The back half of the book details notable items. A few of these are unique. In D&D you’d probably call them artifacts – a shield or weapon that was once owned by a specific hero, say. But the vast majority are cultural items that, while unusual, are still tied to the lives of every day people.
For example, my favorite: rhino fat. Which is exactly what it sounds like, enough rendered rhino fat to cover one person head to toe. When it hardens (ew?), it provides extra armor until it dries up and falls off an hour later. I love it for a couple reasons. One, it sounds totally gross. Two, it doesn’t sound that different from practices you might find in a book about our own ancient cultures. Three, it strongly implies that even the things we might think are familiar in Glorantha, like rhinos, may have surprising properties.

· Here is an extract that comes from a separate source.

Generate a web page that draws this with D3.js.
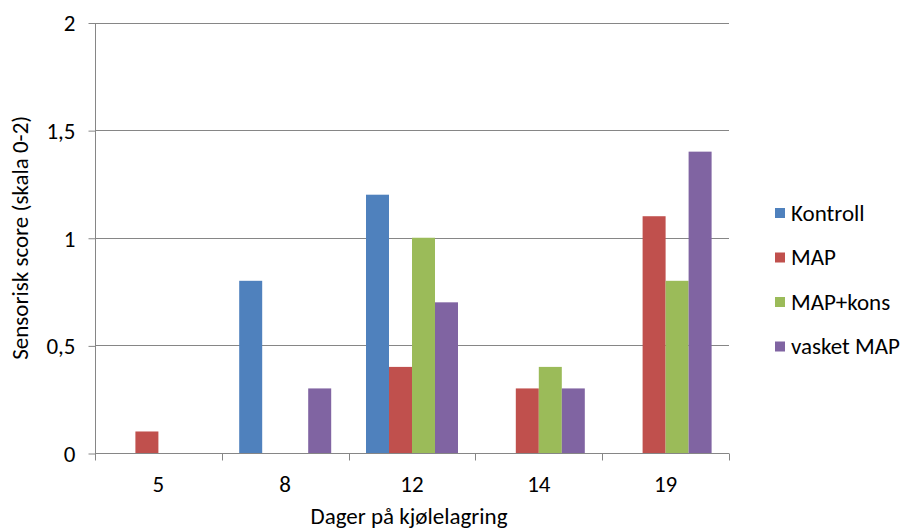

Another favorite: Morokanth thumbs. The morokanth are a weird tribe of tapir-like humanoids that three fingered hands that lack thumbs. Because thumbs are handy (is that a pun?), they found a way to get magical prosthetic thumbs. Not exactly useful for your average adventurer, but it teaches players about the world and paves the way for interesting roleplaying, which is better than a stat buff in my book.
That cover though. I think this is the only example of a cheesecake cover in Chaosium’s history and I kind of love that it gallops right past the chainmail bikini cliche into some kind of weird dominatrix parody.